— start of Supplied entries —

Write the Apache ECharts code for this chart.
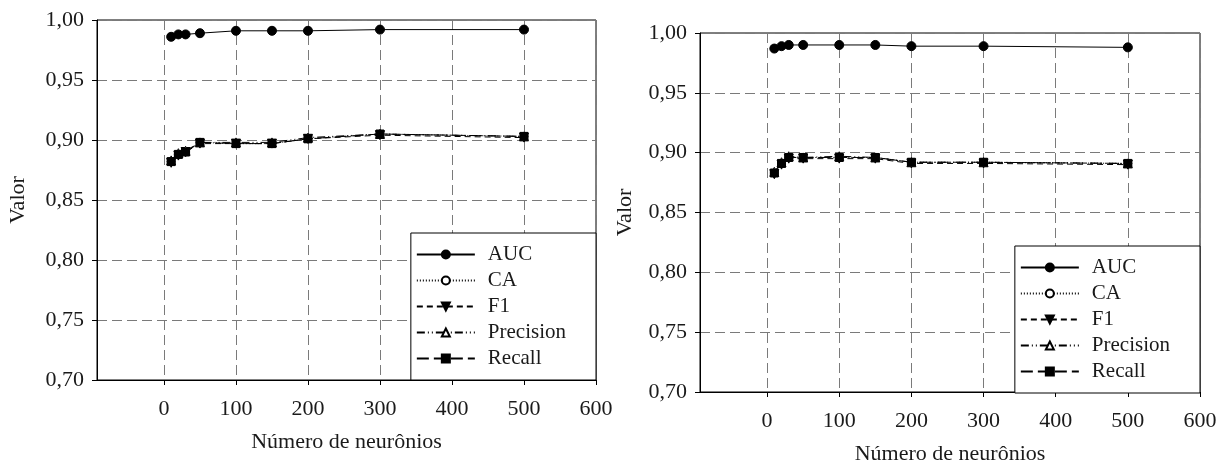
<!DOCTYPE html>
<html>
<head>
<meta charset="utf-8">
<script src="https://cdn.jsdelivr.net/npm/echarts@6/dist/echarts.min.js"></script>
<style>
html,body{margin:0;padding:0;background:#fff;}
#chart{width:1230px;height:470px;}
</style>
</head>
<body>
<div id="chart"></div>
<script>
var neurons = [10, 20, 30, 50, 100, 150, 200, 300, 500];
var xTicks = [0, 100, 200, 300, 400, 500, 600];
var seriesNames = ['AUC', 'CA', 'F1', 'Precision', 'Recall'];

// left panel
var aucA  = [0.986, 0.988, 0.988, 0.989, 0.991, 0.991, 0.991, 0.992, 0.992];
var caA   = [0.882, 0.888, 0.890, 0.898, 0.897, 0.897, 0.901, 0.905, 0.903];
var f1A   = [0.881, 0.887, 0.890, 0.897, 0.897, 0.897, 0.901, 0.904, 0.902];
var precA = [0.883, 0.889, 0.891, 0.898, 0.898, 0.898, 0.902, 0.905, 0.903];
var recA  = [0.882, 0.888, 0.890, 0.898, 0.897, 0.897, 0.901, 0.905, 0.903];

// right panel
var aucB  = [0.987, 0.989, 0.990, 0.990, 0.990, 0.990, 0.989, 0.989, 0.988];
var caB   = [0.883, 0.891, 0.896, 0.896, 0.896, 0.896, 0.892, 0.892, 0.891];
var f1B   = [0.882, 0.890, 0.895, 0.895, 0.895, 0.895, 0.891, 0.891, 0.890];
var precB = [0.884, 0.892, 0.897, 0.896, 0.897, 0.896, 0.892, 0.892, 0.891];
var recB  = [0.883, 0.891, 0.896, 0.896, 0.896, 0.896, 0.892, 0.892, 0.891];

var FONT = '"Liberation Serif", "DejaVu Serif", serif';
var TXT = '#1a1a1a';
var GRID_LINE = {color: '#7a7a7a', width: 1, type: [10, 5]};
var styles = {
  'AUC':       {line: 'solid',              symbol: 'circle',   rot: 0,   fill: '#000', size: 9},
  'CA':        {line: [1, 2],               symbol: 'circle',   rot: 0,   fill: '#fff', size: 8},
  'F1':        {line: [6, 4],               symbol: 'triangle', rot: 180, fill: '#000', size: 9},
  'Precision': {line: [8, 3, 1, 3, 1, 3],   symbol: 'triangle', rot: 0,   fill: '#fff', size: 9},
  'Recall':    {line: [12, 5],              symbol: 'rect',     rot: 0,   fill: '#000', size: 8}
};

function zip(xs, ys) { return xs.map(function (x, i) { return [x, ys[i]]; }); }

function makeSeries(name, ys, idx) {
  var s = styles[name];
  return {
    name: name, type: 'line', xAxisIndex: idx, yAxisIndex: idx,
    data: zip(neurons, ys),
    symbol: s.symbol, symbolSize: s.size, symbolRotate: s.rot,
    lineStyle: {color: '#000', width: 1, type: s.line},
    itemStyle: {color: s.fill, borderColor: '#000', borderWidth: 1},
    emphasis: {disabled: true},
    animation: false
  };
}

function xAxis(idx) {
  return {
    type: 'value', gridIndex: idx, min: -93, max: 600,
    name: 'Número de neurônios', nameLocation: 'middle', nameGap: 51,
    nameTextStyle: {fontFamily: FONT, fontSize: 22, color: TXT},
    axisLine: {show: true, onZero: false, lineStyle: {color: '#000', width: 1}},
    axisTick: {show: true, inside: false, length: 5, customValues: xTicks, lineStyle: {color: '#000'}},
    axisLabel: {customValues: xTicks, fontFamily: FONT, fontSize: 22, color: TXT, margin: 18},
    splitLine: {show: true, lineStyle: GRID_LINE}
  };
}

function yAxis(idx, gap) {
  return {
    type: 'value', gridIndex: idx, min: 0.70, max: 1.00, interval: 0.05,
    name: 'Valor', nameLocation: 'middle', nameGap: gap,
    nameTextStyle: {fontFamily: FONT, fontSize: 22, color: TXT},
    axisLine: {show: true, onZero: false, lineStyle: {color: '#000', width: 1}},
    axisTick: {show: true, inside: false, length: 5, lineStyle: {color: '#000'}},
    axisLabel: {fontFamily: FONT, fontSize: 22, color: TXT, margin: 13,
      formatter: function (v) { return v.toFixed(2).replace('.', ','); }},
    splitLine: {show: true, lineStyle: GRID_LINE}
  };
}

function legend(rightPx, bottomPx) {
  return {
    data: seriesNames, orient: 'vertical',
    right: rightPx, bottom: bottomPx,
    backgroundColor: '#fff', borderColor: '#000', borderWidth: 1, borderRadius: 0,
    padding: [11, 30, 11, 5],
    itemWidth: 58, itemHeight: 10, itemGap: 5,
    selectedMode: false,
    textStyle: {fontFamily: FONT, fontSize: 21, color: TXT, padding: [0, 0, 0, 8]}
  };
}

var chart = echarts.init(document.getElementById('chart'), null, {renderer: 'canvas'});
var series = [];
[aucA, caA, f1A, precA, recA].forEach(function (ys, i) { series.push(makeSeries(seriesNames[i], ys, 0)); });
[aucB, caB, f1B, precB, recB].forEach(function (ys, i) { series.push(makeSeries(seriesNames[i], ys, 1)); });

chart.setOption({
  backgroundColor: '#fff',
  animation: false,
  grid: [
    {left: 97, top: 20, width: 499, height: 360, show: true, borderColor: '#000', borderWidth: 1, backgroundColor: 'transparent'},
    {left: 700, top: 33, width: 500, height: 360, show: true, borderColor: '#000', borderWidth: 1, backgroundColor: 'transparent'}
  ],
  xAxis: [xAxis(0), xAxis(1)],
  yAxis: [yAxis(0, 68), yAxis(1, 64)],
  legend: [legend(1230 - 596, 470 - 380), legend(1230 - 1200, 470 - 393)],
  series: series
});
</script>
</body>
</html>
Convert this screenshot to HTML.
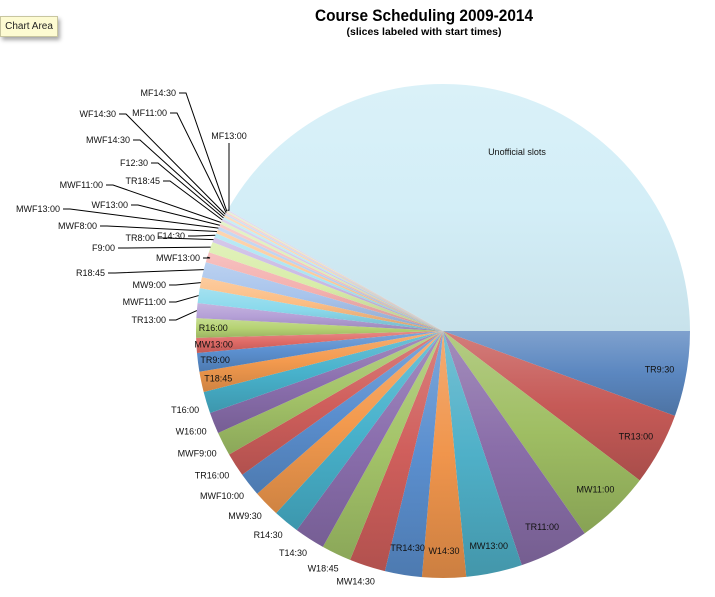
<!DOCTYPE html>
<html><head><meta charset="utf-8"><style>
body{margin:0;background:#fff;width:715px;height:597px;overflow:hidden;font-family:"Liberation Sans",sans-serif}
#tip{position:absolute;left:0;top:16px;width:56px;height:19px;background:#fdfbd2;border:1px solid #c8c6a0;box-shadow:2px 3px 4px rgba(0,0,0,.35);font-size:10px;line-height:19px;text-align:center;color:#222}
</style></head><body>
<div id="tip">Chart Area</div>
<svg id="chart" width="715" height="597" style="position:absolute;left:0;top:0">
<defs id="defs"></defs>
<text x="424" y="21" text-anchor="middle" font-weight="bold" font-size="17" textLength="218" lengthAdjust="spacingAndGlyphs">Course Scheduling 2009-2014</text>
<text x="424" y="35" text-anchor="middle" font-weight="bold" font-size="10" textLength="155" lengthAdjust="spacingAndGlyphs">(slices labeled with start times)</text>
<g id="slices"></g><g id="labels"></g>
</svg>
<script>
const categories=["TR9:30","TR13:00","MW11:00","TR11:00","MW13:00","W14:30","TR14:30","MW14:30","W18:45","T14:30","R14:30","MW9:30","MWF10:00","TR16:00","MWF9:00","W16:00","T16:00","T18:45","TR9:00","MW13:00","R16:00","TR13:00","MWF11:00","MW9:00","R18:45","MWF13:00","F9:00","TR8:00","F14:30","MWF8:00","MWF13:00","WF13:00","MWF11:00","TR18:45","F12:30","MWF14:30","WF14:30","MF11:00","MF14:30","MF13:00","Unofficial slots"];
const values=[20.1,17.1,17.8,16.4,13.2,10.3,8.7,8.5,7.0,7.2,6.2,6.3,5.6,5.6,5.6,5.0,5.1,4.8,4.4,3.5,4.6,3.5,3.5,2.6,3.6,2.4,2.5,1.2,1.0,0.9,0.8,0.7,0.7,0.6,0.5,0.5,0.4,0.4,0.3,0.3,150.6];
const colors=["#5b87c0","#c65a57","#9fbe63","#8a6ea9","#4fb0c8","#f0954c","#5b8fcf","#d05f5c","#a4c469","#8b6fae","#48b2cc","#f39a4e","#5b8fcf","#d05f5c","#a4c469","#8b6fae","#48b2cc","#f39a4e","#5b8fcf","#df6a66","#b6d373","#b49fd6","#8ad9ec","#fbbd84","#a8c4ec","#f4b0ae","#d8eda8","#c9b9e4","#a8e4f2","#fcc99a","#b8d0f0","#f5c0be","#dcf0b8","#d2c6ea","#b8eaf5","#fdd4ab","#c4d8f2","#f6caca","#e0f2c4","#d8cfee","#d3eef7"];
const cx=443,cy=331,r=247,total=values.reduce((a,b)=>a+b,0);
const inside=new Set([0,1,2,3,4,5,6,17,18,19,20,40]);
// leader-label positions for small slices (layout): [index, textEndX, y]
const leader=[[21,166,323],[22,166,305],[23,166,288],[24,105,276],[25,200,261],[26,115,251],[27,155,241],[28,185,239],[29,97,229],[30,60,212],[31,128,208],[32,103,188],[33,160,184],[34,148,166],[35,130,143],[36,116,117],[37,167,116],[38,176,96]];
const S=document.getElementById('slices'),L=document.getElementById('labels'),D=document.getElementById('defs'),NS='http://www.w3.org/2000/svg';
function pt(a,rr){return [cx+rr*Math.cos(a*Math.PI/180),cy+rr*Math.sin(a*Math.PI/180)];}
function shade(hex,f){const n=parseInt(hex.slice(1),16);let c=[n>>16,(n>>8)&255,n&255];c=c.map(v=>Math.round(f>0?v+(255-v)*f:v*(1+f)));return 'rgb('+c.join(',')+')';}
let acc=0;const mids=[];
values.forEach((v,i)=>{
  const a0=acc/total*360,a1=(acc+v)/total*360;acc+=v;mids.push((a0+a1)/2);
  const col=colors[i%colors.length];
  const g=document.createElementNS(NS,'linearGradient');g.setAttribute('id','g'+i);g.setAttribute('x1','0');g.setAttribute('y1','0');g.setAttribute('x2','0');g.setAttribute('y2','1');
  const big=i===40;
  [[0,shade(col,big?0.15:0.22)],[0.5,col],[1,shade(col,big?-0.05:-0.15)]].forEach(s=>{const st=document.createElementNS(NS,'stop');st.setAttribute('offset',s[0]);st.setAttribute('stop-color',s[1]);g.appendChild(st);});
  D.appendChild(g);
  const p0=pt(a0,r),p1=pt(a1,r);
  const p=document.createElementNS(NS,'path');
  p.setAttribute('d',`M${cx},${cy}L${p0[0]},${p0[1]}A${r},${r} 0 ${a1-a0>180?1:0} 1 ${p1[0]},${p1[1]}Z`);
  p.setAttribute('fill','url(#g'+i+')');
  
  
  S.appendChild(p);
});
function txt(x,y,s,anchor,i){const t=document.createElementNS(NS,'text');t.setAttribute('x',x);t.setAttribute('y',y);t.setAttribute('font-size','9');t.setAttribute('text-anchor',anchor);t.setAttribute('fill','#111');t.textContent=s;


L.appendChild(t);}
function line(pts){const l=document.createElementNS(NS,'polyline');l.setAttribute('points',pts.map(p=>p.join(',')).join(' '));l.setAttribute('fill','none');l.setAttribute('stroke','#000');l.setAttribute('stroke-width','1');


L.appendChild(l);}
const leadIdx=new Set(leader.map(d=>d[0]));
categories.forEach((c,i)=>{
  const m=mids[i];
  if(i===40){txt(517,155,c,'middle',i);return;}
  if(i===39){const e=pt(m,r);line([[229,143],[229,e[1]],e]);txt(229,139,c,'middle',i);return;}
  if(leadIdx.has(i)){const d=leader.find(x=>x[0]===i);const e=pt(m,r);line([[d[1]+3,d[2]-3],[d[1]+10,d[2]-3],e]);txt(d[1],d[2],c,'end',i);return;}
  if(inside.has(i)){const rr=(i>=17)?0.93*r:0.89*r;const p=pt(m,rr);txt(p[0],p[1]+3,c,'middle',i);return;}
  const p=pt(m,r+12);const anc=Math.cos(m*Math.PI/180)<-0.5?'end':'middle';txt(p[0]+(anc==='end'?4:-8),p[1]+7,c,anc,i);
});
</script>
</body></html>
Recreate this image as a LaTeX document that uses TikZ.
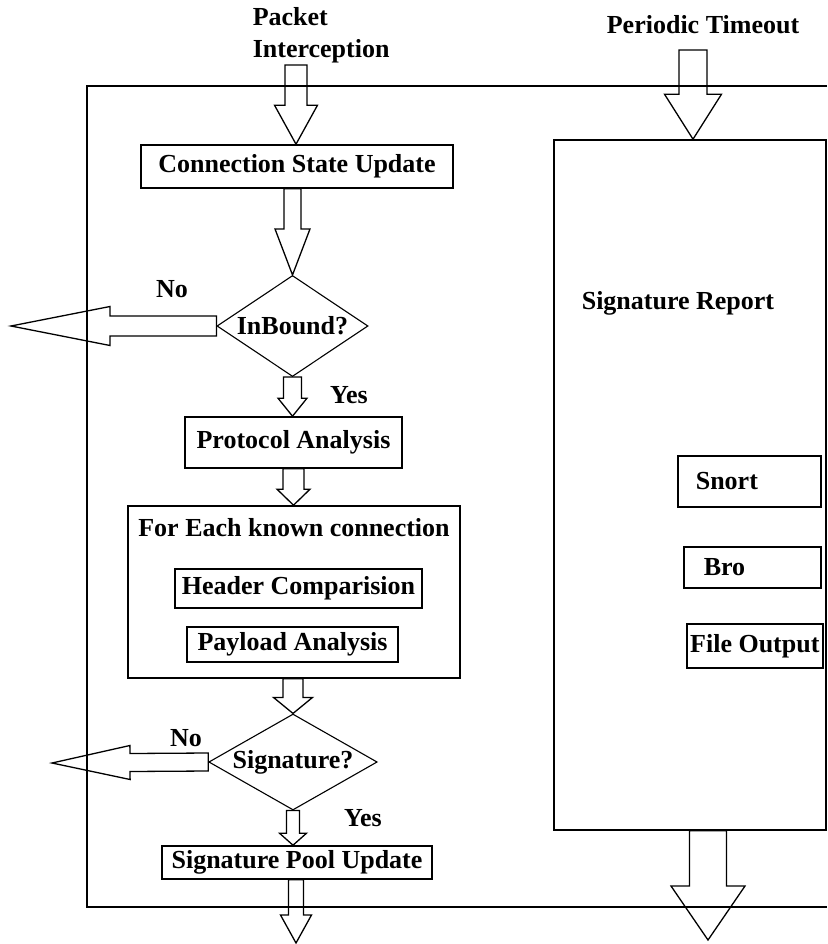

— end of Supplied entries —

Begin at the top of the records above and retype each line exactly until the line containing "var seriesNames = ['AUC', 'CA', 'F1', 'Precision', 'Recall'];", which is included. Skip all pictures.

▸ **Answer in full**:
Write the Apache ECharts code for this chart.
<!DOCTYPE html>
<html>
<head>
<meta charset="utf-8">
<script src="https://cdn.jsdelivr.net/npm/echarts@6/dist/echarts.min.js"></script>
<style>
html,body{margin:0;padding:0;background:#fff;}
#chart{width:1230px;height:470px;}
</style>
</head>
<body>
<div id="chart"></div>
<script>
var neurons = [10, 20, 30, 50, 100, 150, 200, 300, 500];
var xTicks = [0, 100, 200, 300, 400, 500, 600];
var seriesNames = ['AUC', 'CA', 'F1', 'Precision', 'Recall'];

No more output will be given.